EXCERPTED DATA =>
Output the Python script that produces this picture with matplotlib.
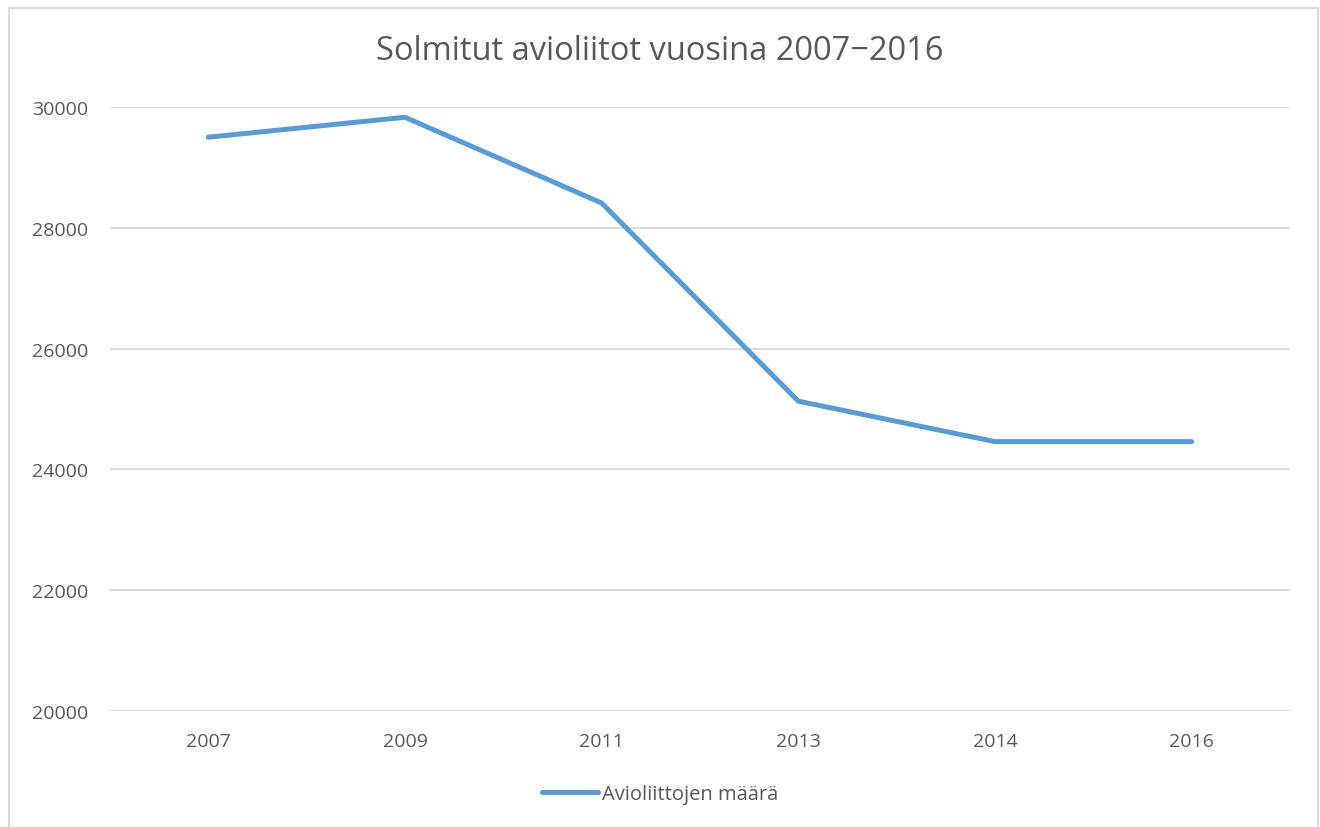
import matplotlib.pyplot as plt
from matplotlib.patches import Rectangle

plt.rcParams['font.family'] = ['Open Sans', 'DejaVu Sans']

# Data
years = ['2007', '2009', '2011', '2013', '2014', '2016']
marriages = [29500, 29830, 28410, 25130, 24460, 24460]
yticks = [20000, 22000, 24000, 26000, 28000, 30000]

text_col = '#595959'
grid_col = '#d9d9d9'
line_col = '#5b9bd5'

fig = plt.figure(figsize=(13.2, 8.28), dpi=100)
ax = fig.add_axes([110/1320, 1 - 712/828, 1180/1320, 604/828])

x = range(len(years))
ax.plot(x, marriages, color=line_col, lw=3.6, solid_capstyle='round',
        solid_joinstyle='round', label='Avioliittojen määrä')

ax.set_xlim(-0.5, len(years) - 0.5)
ax.set_ylim(20000, 30000)
ax.set_yticks(yticks)
ax.set_yticklabels([str(v) for v in yticks])
ax.set_xticks(list(x))
ax.set_xticklabels(years)
ax.tick_params(length=0, labelsize=14, labelcolor=text_col)
ax.tick_params(axis='y', pad=16)
ax.tick_params(axis='x', pad=15)
ax.grid(axis='y', color=grid_col, lw=1.3)
ax.set_axisbelow(True)
for s in ax.spines.values():
    s.set_visible(False)

fig.text(0.5, 1 - 52/828, 'Solmitut avioliitot vuosina 2007\u22122016',
         ha='center', va='center', fontsize=23.5, color=text_col)

leg = fig.legend(loc='center', bbox_to_anchor=(0.5, 1 - 795/828), frameon=False,
                 fontsize=14.5, handlelength=2.8, handletextpad=0.2)
for t in leg.get_texts():
    t.set_color(text_col)

# chart border
fig.patches.append(Rectangle((9/1320, -0.01), 1309/1320, 1 - 9/828 + 0.01,
                             transform=fig.transFigure, fill=False,
                             edgecolor=grid_col, lw=1.5))

fig.savefig('out.png', dpi=100)
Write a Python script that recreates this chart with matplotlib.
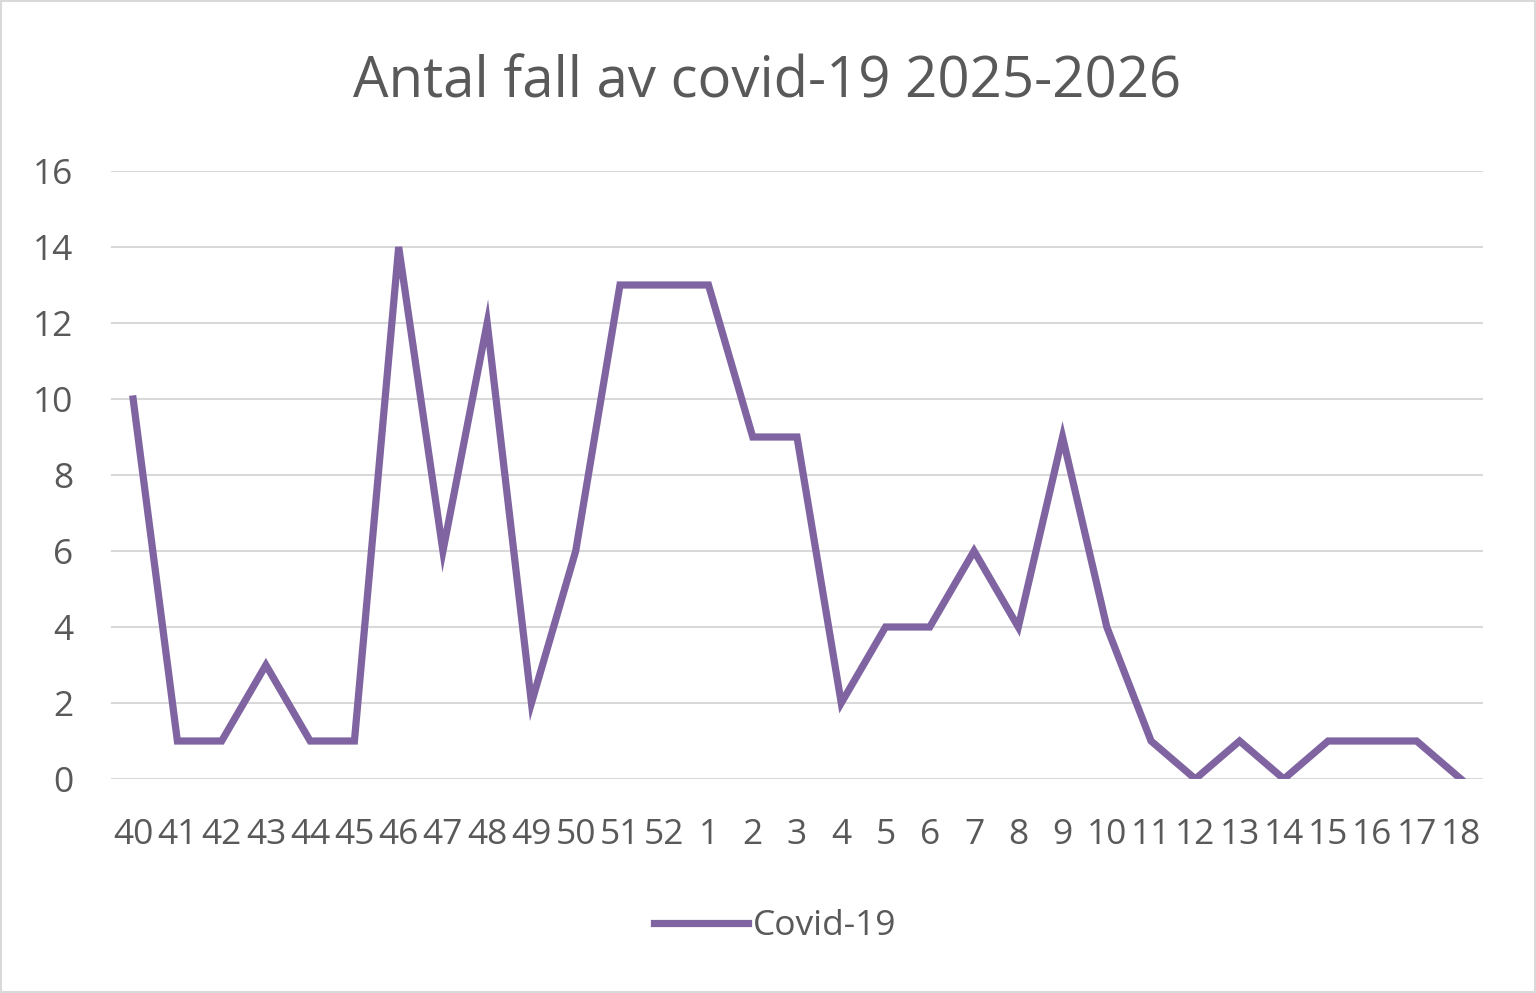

YOUR TASK => Word for word, quote the full listing, omitting every picture.

WORKED ANSWER =>
Output the Python script that produces this picture with matplotlib.
import matplotlib.pyplot as plt
from matplotlib.patches import Rectangle

plt.rcParams['font.family'] = ['Open Sans', 'DejaVu Sans']

# Data
years = ['2007', '2009', '2011', '2013', '2014', '2016']
marriages = [29500, 29830, 28410, 25130, 24460, 24460]
yticks = [20000, 22000, 24000, 26000, 28000, 30000]

text_col = '#595959'
grid_col = '#d9d9d9'
line_col = '#5b9bd5'

fig = plt.figure(figsize=(13.2, 8.28), dpi=100)
ax = fig.add_axes([110/1320, 1 - 712/828, 1180/1320, 604/828])

x = range(len(years))
ax.plot(x, marriages, color=line_col, lw=3.6, solid_capstyle='round',
        solid_joinstyle='round', label='Avioliittojen määrä')

ax.set_xlim(-0.5, len(years) - 0.5)
ax.set_ylim(20000, 30000)
ax.set_yticks(yticks)
ax.set_yticklabels([str(v) for v in yticks])
ax.set_xticks(list(x))
ax.set_xticklabels(years)
ax.tick_params(length=0, labelsize=14, labelcolor=text_col)
ax.tick_params(axis='y', pad=16)
ax.tick_params(axis='x', pad=15)
ax.grid(axis='y', color=grid_col, lw=1.3)
ax.set_axisbelow(True)
for s in ax.spines.values():
    s.set_visible(False)

fig.text(0.5, 1 - 52/828, 'Solmitut avioliitot vuosina 2007\u22122016',
         ha='center', va='center', fontsize=23.5, color=text_col)

leg = fig.legend(loc='center', bbox_to_anchor=(0.5, 1 - 795/828), frameon=False,
                 fontsize=14.5, handlelength=2.8, handletextpad=0.2)
for t in leg.get_texts():
    t.set_color(text_col)

# chart border
fig.patches.append(Rectangle((9/1320, -0.01), 1309/1320, 1 - 9/828 + 0.01,
                             transform=fig.transFigure, fill=False,
                             edgecolor=grid_col, lw=1.5))

fig.savefig('out.png', dpi=100)
Write a Python script that recreates this chart with matplotlib.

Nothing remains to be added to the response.